West Africa's Sole Bitumen Maker Posts Best Profit in Years
TLDR
- Societe Multinationale de Bitumes (SMB) achieved a 50% increase in net profit to 13.1 billion FCFA in 2025, driven by high demand for its bitumen due to regional road construction activity.
- With revenue reaching 206.7 billion FCFA, SMB saw a significant 29% rise in value added and a 42% increase in gross operating surplus, signaling notable margin expansion.
- SMB, the only bitumen producer in West Africa, operates as the sole supplier to Ivory Coast and neighboring countries, including Mali, Burkina Faso, and Niger, with its stock gaining 29% on the BRVM in 2026.
Societe Multinationale de Bitumes, the only bitumen producer in West Africa, posted a net profit of 13.1 billion FCFA ($23.4m) in 2025 — a 50% increase — as road construction activity across the region drove demand for its product.
Revenue reached 206.7 billion FCFA ($369.5m). Value added rose 29% and the gross operating surplus jumped 42%, pointing to meaningful margin expansion rather than just volume. Cash at year-end was 24 billion FCFA ($42.9m), up sharply from 6.1 billion FCFA ($10.9m) a year earlier, after the company collected on outstanding receivables. No long-term debt was added to the balance sheet.
SMB (BRVM: SMBC) refines heavy crude oil at its Abidjan facility to produce road bitumen, kerosene and petroleum by-products. It sells into Ivory Coast and across landlocked neighbours — Mali, Burkina Faso and Niger — whose road networks are among the most underdeveloped on the continent. The company was created in 1976 by presidential decree and operates as the sole supplier to a captive regional market.

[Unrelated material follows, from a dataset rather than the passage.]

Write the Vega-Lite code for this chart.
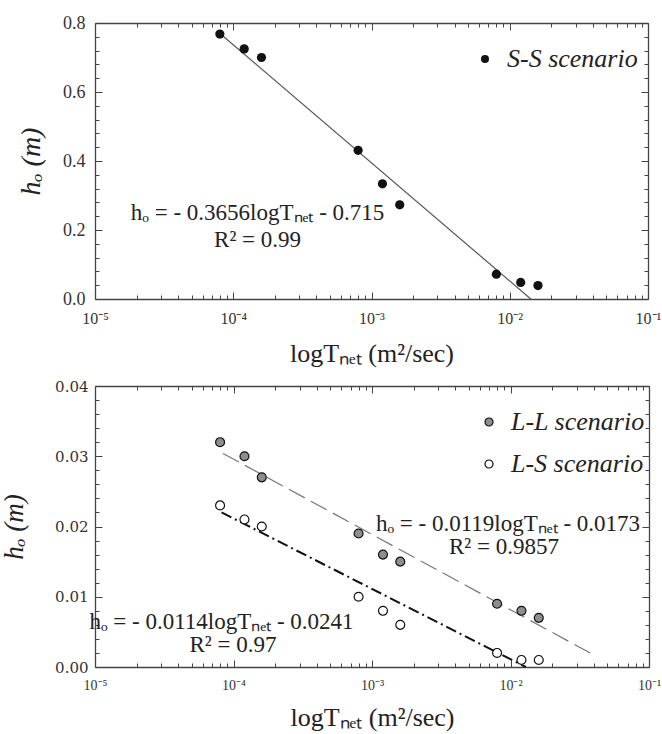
{
  "$schema": "https://vega.github.io/schema/vega-lite/v6.json",
  "padding": {"left": 0, "top": 14, "right": 3, "bottom": 5},
  "background": "white",
  "spacing": 13,
  "resolve": {"scale": {"fill": "independent"}, "legend": {"fill": "independent"}},
  "datasets": {
    "ss": [
      {"x": 8e-5, "y": 0.768, "series": "S-S scenario"},
      {"x": 1.2e-4, "y": 0.725, "series": "S-S scenario"},
      {"x": 1.6e-4, "y": 0.70, "series": "S-S scenario"},
      {"x": 8e-4, "y": 0.431, "series": "S-S scenario"},
      {"x": 1.2e-3, "y": 0.334, "series": "S-S scenario"},
      {"x": 1.6e-3, "y": 0.273, "series": "S-S scenario"},
      {"x": 8e-3, "y": 0.072, "series": "S-S scenario"},
      {"x": 1.2e-2, "y": 0.048, "series": "S-S scenario"},
      {"x": 1.6e-2, "y": 0.039, "series": "S-S scenario"}
    ],
    "fitSS": [
      {"x": 8.1e-5, "y": 0.768},
      {"x": 1.42e-2, "y": 0.0}
    ],
    "eqSS1": [
      {"x": 1.5e-4, "y": 0.249, "label": "hₒ = - 0.3656logTₙₑₜ - 0.715"}
    ],
    "eqSS2": [
      {"x": 1.5e-4, "y": 0.171, "label": "R² = 0.99"}
    ],
    "lpts": [
      {"x": 8e-5, "y": 0.032, "series": "L-L scenario"},
      {"x": 1.2e-4, "y": 0.030, "series": "L-L scenario"},
      {"x": 1.6e-4, "y": 0.027, "series": "L-L scenario"},
      {"x": 8e-4, "y": 0.019, "series": "L-L scenario"},
      {"x": 1.2e-3, "y": 0.016, "series": "L-L scenario"},
      {"x": 1.6e-3, "y": 0.015, "series": "L-L scenario"},
      {"x": 8e-3, "y": 0.009, "series": "L-L scenario"},
      {"x": 1.2e-2, "y": 0.008, "series": "L-L scenario"},
      {"x": 1.6e-2, "y": 0.007, "series": "L-L scenario"},
      {"x": 8e-5, "y": 0.023, "series": "L-S scenario"},
      {"x": 1.2e-4, "y": 0.021, "series": "L-S scenario"},
      {"x": 1.6e-4, "y": 0.020, "series": "L-S scenario"},
      {"x": 8e-4, "y": 0.010, "series": "L-S scenario"},
      {"x": 1.2e-3, "y": 0.008, "series": "L-S scenario"},
      {"x": 1.6e-3, "y": 0.006, "series": "L-S scenario"},
      {"x": 8e-3, "y": 0.002, "series": "L-S scenario"},
      {"x": 1.2e-2, "y": 0.001, "series": "L-S scenario"},
      {"x": 1.6e-2, "y": 0.001, "series": "L-S scenario"}
    ],
    "fitLL": [
      {"x": 8.4e-5, "y": 0.0304},
      {"x": 4.0e-2, "y": 0.0017}
    ],
    "fitLS": [
      {"x": 8.2e-5, "y": 0.022},
      {"x": 1.29e-2, "y": 0.0}
    ],
    "eqL": [
      {"x": 9.6e-3, "y": 0.0204, "label": "hₒ = - 0.0119logTₙₑₜ - 0.0173"},
      {"x": 8.97e-3, "y": 0.01708, "label": "R² = 0.9857"},
      {"x": 8.19e-5, "y": 0.0064, "label": "hₒ = - 0.0114logTₙₑₜ - 0.0241"},
      {"x": 9.92e-5, "y": 0.00313, "label": "R² = 0.97"}
    ]
  },
  "vconcat": [
    {
      "width": 553,
      "height": 276,
      "layer": [
        {
          "data": {"name": "fitSS"},
          "mark": {"type": "line", "color": "#555", "strokeWidth": 1.2},
          "encoding": {
            "x": {"field": "x", "type": "quantitative",
              "scale": {"type": "log", "domain": [1e-5, 0.1], "nice": false},
              "axis": {"orient": "bottom", "values": [1e-5, 1e-4, 0.001, 0.01, 0.1],
                "labelExpr": "'10' + ['⁻⁵','⁻⁴','⁻³','⁻²','⁻¹'][round(log(datum.value)/LN10)+5]",
                "tickSize": -7, "labelPadding": 18, "labelFontSize": 16, "labelFlush": false, "labelOverlap": false,
                "title": "logTₙₑₜ (m²/sec)", "titleFontSize": 26, "titleFontWeight": "normal", "titlePadding": 14}},
            "y": {"field": "y", "type": "quantitative",
              "scale": {"domain": [0, 0.8], "nice": false},
              "axis": {"orient": "left", "values": [0, 0.2, 0.4, 0.6, 0.8], "format": ".1f",
                "tickSize": -7, "labelPadding": 17, "labelFontSize": 18, "labelFlush": false, "labelOverlap": false,
                "title": "hₒ (m)", "titleFontSize": 28, "titleFontStyle": "italic", "titleFontWeight": "normal", "titlePadding": 17}}
          }
        },
        {
          "data": {"name": "ss"},
          "mark": {"type": "point", "shape": "circle", "filled": true, "size": 85, "opacity": 1},
          "encoding": {
            "x": {"field": "x", "type": "quantitative",
              "scale": {"type": "log", "domain": [1e-5, 0.1], "nice": false},
              "axis": {"orient": "bottom",
                "values": [2e-5,3e-5,4e-5,5e-5,6e-5,7e-5,8e-5,9e-5,2e-4,3e-4,4e-4,5e-4,6e-4,7e-4,8e-4,9e-4,0.002,0.003,0.004,0.005,0.006,0.007,0.008,0.009,0.02,0.03,0.04,0.05,0.06,0.07,0.08,0.09],
                "tickSize": -4, "labels": false, "domain": false, "title": null}},
            "y": {"field": "y", "type": "quantitative",
              "scale": {"domain": [0, 0.8], "nice": false},
              "axis": {"orient": "left",
                "values": [0.04,0.08,0.12,0.16,0.24,0.28,0.32,0.36,0.44,0.48,0.52,0.56,0.64,0.68,0.72,0.76],
                "tickSize": -4, "labels": false, "domain": false, "title": null}},
            "fill": {"field": "series", "type": "nominal",
              "scale": {"range": ["#111111"]},
              "legend": {"orient": "none", "legendX": 377, "legendY": 23, "title": null, "padding": 0,
                "labelFont": "Liberation Serif", "labelFontSize": 26, "labelFontStyle": "italic", "labelColor": "#222",
                "symbolType": "circle", "symbolSize": 64, "symbolStrokeWidth": 0, "labelOffset": 9}}
          }
        },
        {
          "data": {"name": "eqSS1"},
          "mark": {"type": "text", "font": "Liberation Serif", "fontSize": 23, "color": "#222", "align": "center", "baseline": "middle"},
          "encoding": {
            "x": {"field": "x", "type": "quantitative", "scale": {"type": "log", "domain": [1e-5, 0.1], "nice": false},
              "axis": {"orient": "top", "values": [1e-5, 1e-4, 0.001, 0.01, 0.1], "tickSize": -7, "labels": false, "title": null}},
            "y": {"field": "y", "type": "quantitative", "scale": {"domain": [0, 0.8], "nice": false},
              "axis": {"orient": "right", "values": [0, 0.2, 0.4, 0.6, 0.8], "tickSize": -7, "labels": false, "title": null}},
            "text": {"field": "label"}
          }
        },
        {
          "data": {"name": "eqSS2"},
          "mark": {"type": "text", "font": "Liberation Serif", "fontSize": 23, "color": "#222", "align": "center", "baseline": "middle"},
          "encoding": {
            "x": {"field": "x", "type": "quantitative", "scale": {"type": "log", "domain": [1e-5, 0.1], "nice": false},
              "axis": {"orient": "top",
                "values": [2e-5,3e-5,4e-5,5e-5,6e-5,7e-5,8e-5,9e-5,2e-4,3e-4,4e-4,5e-4,6e-4,7e-4,8e-4,9e-4,0.002,0.003,0.004,0.005,0.006,0.007,0.008,0.009,0.02,0.03,0.04,0.05,0.06,0.07,0.08,0.09],
                "tickSize": -4, "labels": false, "domain": false, "title": null}},
            "y": {"field": "y", "type": "quantitative", "scale": {"domain": [0, 0.8], "nice": false},
              "axis": {"orient": "right",
                "values": [0.04,0.08,0.12,0.16,0.24,0.28,0.32,0.36,0.44,0.48,0.52,0.56,0.64,0.68,0.72,0.76],
                "tickSize": -4, "labels": false, "domain": false, "title": null}},
            "text": {"field": "label"}
          }
        }
      ],
      "resolve": {"axis": {"x": "independent", "y": "independent"}}
    },
    {
      "width": 554,
      "height": 281,
      "layer": [
        {
          "data": {"name": "fitLL"},
          "mark": {"type": "line", "color": "#777", "strokeWidth": 1.2, "strokeDash": [18, 7]},
          "encoding": {
            "x": {"field": "x", "type": "quantitative",
              "scale": {"type": "log", "domain": [1e-5, 0.1], "nice": false},
              "axis": {"orient": "bottom", "values": [1e-5, 1e-4, 0.001, 0.01, 0.1],
                "labelExpr": "'10' + ['⁻⁵','⁻⁴','⁻³','⁻²','⁻¹'][round(log(datum.value)/LN10)+5]",
                "tickSize": -7, "labelPadding": 18, "labelFontSize": 14, "labelFlush": false, "labelOverlap": false,
                "title": "logTₙₑₜ (m²/sec)", "titleFontSize": 26, "titleFontWeight": "normal", "titlePadding": 12}},
            "y": {"field": "y", "type": "quantitative",
              "scale": {"domain": [0, 0.04], "nice": false},
              "axis": {"orient": "left", "values": [0, 0.01, 0.02, 0.03, 0.04], "format": ".2f",
                "tickSize": -7, "labelPadding": 14, "labelFont": "DejaVu Serif", "labelFontSize": 15, "labelFlush": false, "labelOverlap": false,
                "title": "hₒ (m)", "titleFontSize": 27, "titleFontStyle": "italic", "titleFontWeight": "normal", "titlePadding": 26}}
          }
        },
        {
          "data": {"name": "fitLS"},
          "mark": {"type": "line", "color": "#111", "strokeWidth": 2, "strokeDash": [11, 4, 2, 4]},
          "encoding": {
            "x": {"field": "x", "type": "quantitative",
              "scale": {"type": "log", "domain": [1e-5, 0.1], "nice": false},
              "axis": {"orient": "bottom",
                "values": [2e-5,3e-5,4e-5,5e-5,6e-5,7e-5,8e-5,9e-5,2e-4,3e-4,4e-4,5e-4,6e-4,7e-4,8e-4,9e-4,0.002,0.003,0.004,0.005,0.006,0.007,0.008,0.009,0.02,0.03,0.04,0.05,0.06,0.07,0.08,0.09],
                "tickSize": -4, "labels": false, "domain": false, "title": null}},
            "y": {"field": "y", "type": "quantitative",
              "scale": {"domain": [0, 0.04], "nice": false},
              "axis": {"orient": "left",
                "values": [0.002,0.004,0.006,0.008,0.012,0.014,0.016,0.018,0.022,0.024,0.026,0.028,0.032,0.034,0.036,0.038],
                "tickSize": -4, "labels": false, "domain": false, "title": null}}
          }
        },
        {
          "data": {"name": "lpts"},
          "mark": {"type": "point", "shape": "circle", "filled": true, "size": 80, "opacity": 1, "stroke": "#111", "strokeWidth": 1.2},
          "encoding": {
            "x": {"field": "x", "type": "quantitative", "scale": {"type": "log", "domain": [1e-5, 0.1], "nice": false},
              "axis": {"orient": "top", "values": [1e-5, 1e-4, 0.001, 0.01, 0.1], "tickSize": -7, "labels": false, "title": null}},
            "y": {"field": "y", "type": "quantitative", "scale": {"domain": [0, 0.04], "nice": false},
              "axis": {"orient": "right", "values": [0, 0.01, 0.02, 0.03, 0.04], "tickSize": -7, "labels": false, "title": null}},
            "fill": {"field": "series", "type": "nominal",
              "scale": {"domain": ["L-L scenario", "L-S scenario"], "range": ["#8e8e8e", "#ffffff"]},
              "legend": {"orient": "none", "legendX": 381, "legendY": 23, "title": null, "padding": 0,
                "labelFont": "Liberation Serif", "labelFontSize": 26, "labelFontStyle": "italic", "labelColor": "#222",
                "symbolType": "circle", "symbolSize": 64, "symbolStrokeColor": "#111", "symbolStrokeWidth": 1.2, "labelOffset": 9, "rowPadding": 16}}
          }
        },
        {
          "data": {"name": "eqL"},
          "mark": {"type": "text", "font": "Liberation Serif", "fontSize": 23, "color": "#222", "align": "center", "baseline": "middle"},
          "encoding": {
            "x": {"field": "x", "type": "quantitative", "scale": {"type": "log", "domain": [1e-5, 0.1], "nice": false},
              "axis": {"orient": "top",
                "values": [2e-5,3e-5,4e-5,5e-5,6e-5,7e-5,8e-5,9e-5,2e-4,3e-4,4e-4,5e-4,6e-4,7e-4,8e-4,9e-4,0.002,0.003,0.004,0.005,0.006,0.007,0.008,0.009,0.02,0.03,0.04,0.05,0.06,0.07,0.08,0.09],
                "tickSize": -4, "labels": false, "domain": false, "title": null}},
            "y": {"field": "y", "type": "quantitative", "scale": {"domain": [0, 0.04], "nice": false},
              "axis": {"orient": "right",
                "values": [0.002,0.004,0.006,0.008,0.012,0.014,0.016,0.018,0.022,0.024,0.026,0.028,0.032,0.034,0.036,0.038],
                "tickSize": -4, "labels": false, "domain": false, "title": null}},
            "text": {"field": "label"}
          }
        }
      ],
      "resolve": {"axis": {"x": "independent", "y": "independent"}}
    }
  ],
  "config": {
    "view": {"stroke": null},
    "axis": {
      "grid": false,
      "domainColor": "#444", "domainWidth": 1.3,
      "tickColor": "#444", "tickWidth": 1,
      "labelFont": "Liberation Serif", "labelColor": "#333",
      "titleFont": "Liberation Serif", "titleColor": "#222"
    }
  }
}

The stock has responded: SMB shares have gained 29% on the BRVM so far in 2026, making it one of the exchange's better performers.
Key Takeaways
SMB's monopoly position in West African bitumen gives it structural pricing power that few industrial companies anywhere can match. Every road built in Ivory Coast, every highway project in Mali, every urban road rehabilitation in Burkina Faso requires SMB's product — there is no alternative regional supplier. That dynamic makes the company's profitability a direct function of government infrastructure budgets, and those budgets in West Africa have been rising steadily under national development plans backed by the World Bank, AfDB and bilateral lenders. The first half of 2025 was reported as difficult, with a 23% revenue decline at the half-year stage, suggesting the full-year recovery was concentrated in the second half — possibly linked to the timing of large government contracts. SMB's balance sheet carries no significant long-term debt, which means the cash it generates is available for dividends or reinvestment rather than debt service. At a market capitalisation of around 95.5 billion FCFA ($170.7m) and growing earnings, the stock is drawing investor attention on a regional exchange that is often short of quality industrial names.